Other random observations: 15 bicycles stacked up in the back of the ute,  more stacked on the tailgate, couldn’t count those but suspect another 8-10. Guy at work told me that he has seen quite a few more than that stacked up as well. I also saw a ute yesterday carrying 8 double mattresses piled on top of one another. 


 
 On our field trip I also saw a fishing trap on the ground near the community council building  Apparently many village kids are taught how to make and repair them and its their job to drop them into a local river, creek or irrigation channel at night and then go and pick them up before school and bring whatever is found inside to parents for cooking up for lunch or dinner. Sometimes small fish, sometimes little crabs I was told.

Just to finish on a foodie note, last Friday afternoon I got called downstairs into the chatty womens office, (I talk to them every day and they are the ones that took me out to dinner the first week) and they showed me bags of goodies they had just bought from a nearby food stall to share amongst themselves as an afternoon snack. Now I would usually expect that to involve chocolate or cake but no, this was a bag of snails, a bag of small soft shelled crabs and shrimp that were eaten whole, and a bag of fried roosters legs and feet….They were all standing around and eating and chatting and telling me you try, you try! I had a go of the snails, you were given a tooth pick and skewered the flesh inside the snail and then slowly dragged it out, dipped it into the accompaniment that goes with everything (ground up garlic, chilli and fish sauce) and ate a couple. Got to say, they weren’t great, slightly gritty and very chewy, not sure why they are so famous in France! Couldn’t bring myself to try the chickens foot, but they were all tucking in and chewing and gnawing at the legs and bones and skin until all that was left were a few little picked clean pieces of leg and claw bones…it was so gross, but they treated it the same way we would treat chocolate cake, any excuse for tasty food and a chat and a gossip before finishing a week of work. I’m thinking now that I probably should have had those Hep A and Typhoid shots afterall…oh well. 

To counter balance the above I had amazing Italian gelato yesterday, salted caramel butter flavour and caramelised coffee flavour, was so good!

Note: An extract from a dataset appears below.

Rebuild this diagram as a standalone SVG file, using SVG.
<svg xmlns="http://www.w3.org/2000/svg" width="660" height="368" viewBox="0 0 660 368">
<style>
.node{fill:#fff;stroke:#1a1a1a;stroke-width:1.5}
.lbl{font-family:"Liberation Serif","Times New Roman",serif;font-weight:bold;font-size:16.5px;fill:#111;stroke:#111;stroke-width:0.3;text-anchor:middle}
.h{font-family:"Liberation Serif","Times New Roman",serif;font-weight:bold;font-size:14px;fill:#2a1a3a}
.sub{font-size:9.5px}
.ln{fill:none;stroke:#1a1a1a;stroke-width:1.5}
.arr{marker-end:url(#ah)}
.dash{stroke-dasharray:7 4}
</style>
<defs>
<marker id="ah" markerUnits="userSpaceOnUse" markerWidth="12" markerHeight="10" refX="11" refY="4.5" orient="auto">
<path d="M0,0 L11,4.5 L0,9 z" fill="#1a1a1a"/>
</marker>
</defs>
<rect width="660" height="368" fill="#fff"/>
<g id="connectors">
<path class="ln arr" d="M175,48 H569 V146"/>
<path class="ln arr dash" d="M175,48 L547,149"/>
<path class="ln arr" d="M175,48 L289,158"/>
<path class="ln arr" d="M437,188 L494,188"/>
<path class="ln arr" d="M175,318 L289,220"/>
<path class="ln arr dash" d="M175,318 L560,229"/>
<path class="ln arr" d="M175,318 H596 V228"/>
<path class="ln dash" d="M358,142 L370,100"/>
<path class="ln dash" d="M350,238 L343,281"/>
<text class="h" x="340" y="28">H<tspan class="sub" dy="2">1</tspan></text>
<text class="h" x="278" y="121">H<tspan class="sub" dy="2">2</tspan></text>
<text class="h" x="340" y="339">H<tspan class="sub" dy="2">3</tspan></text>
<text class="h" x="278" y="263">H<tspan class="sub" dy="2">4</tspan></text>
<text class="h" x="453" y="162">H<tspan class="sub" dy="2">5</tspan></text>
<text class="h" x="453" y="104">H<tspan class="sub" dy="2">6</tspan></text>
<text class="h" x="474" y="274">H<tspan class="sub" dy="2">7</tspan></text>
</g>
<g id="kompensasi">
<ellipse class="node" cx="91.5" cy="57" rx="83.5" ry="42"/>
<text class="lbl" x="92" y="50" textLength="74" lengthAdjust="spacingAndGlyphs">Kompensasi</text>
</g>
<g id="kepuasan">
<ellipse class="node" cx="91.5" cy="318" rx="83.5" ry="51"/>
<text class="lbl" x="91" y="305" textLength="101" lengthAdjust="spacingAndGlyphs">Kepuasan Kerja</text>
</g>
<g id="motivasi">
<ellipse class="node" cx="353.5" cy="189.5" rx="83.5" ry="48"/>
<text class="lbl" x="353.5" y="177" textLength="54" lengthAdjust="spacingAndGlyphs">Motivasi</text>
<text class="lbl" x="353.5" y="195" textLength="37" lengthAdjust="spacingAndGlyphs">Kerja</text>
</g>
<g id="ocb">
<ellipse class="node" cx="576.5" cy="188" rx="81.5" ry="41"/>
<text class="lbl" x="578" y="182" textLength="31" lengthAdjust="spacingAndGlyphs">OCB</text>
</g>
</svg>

The ice cream parlour is about 2.5m wide with 3 tiny tables out the front, run by an Italian so it was the real deal! And I sat in a laneway with this view….  

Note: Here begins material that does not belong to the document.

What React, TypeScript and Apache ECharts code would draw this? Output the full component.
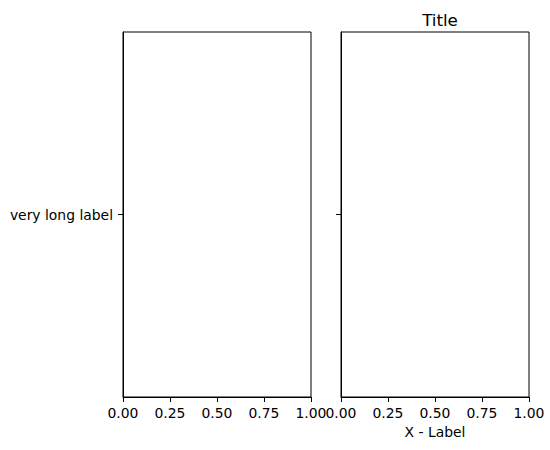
import React, { useEffect, useRef } from "react";
import * as echarts from "echarts";

const categories = ["very long label"];
const xMin = 0;
const xMax = 1;
const xInterval = 0.25;
const titleText = "Title";
const xLabelText = "X - Label";

const FONT = "DejaVu Sans";

export default function App() {
  const ref = useRef<HTMLDivElement>(null);
  useEffect(() => {
    if (!ref.current) return;
    const chart = echarts.init(ref.current, undefined, { renderer: "svg" });
    const xAxisBase = (idx: number, withName: boolean) => ({
      type: "value" as const,
      gridIndex: idx,
      min: xMin,
      max: xMax,
      interval: xInterval,
      name: withName ? xLabelText : "",
      nameLocation: "middle" as const,
      nameGap: 27,
      nameTextStyle: { color: "#000", fontFamily: FONT, fontSize: 13.9 },
      axisLine: { show: true, lineStyle: { color: "#000", width: 1 } },
      axisTick: { show: true, length: 5, lineStyle: { color: "#000", width: 1 } },
      axisLabel: {
        color: "#000",
        fontFamily: FONT,
        fontSize: 13.9,
        margin: 9,
        showMinLabel: true,
        showMaxLabel: true,
        formatter: (v: number) => v.toFixed(2),
      },
      splitLine: { show: false },
    });
    const yAxisBase = (idx: number, showLabel: boolean) => ({
      type: "category" as const,
      gridIndex: idx,
      data: categories,
      axisLine: { show: true, lineStyle: { color: "#000", width: 1 } },
      axisTick: { show: true, length: 5, alignWithLabel: true, lineStyle: { color: "#000", width: 1 } },
      axisLabel: {
        show: showLabel,
        color: "#000",
        fontFamily: FONT,
        fontSize: 13.9,
        margin: 10,
      },
      splitLine: { show: false },
    });
    chart.setOption({
      animation: false,
      backgroundColor: "#fff",
      title: {
        text: titleText,
        left: 435,
        top: 6,
        textAlign: "center",
        textStyle: { color: "#000", fontFamily: FONT, fontSize: 16.7, fontWeight: "normal" },
      },
      grid: [
        { left: 123, top: 32, width: 188, height: 365, show: true, borderColor: "#000", borderWidth: 1, backgroundColor: "transparent" },
        { left: 341, top: 32, width: 188, height: 365, show: true, borderColor: "#000", borderWidth: 1, backgroundColor: "transparent" },
      ],
      xAxis: [xAxisBase(0, false), xAxisBase(1, true)],
      yAxis: [yAxisBase(0, true), yAxisBase(1, false)],
      series: [
        { type: "scatter", xAxisIndex: 0, yAxisIndex: 0, data: [] },
        { type: "scatter", xAxisIndex: 1, yAxisIndex: 1, data: [] },
      ],
    });
    return () => chart.dispose();
  }, []);
  return (
    <div
      ref={ref}
      style={{ position: "fixed", left: 0, top: 0, width: 550, height: 450 }}
    />
  );
}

I feel like I’m living two very separate lives here, one as a semi-local and one as a very rich tourist, it’s both intriguing and morbidly fascinating. Many of the places i eat at are local NGO's, started by foreigners but run and managed by locals now, training young people from outlying villages in hospitality, giving them opportunities to break away from their parents and grandparents extreme poverty. I often chat to them, they are always keen to improve their english conversational skills as well as their hospitality training. As with most Asian developing countries speaking and understanding English well can be a ticket out of poverty. So many more opportunities open up for them, particularly in a city like this where there are 200,000 locals and 2,000,000 tourists each year.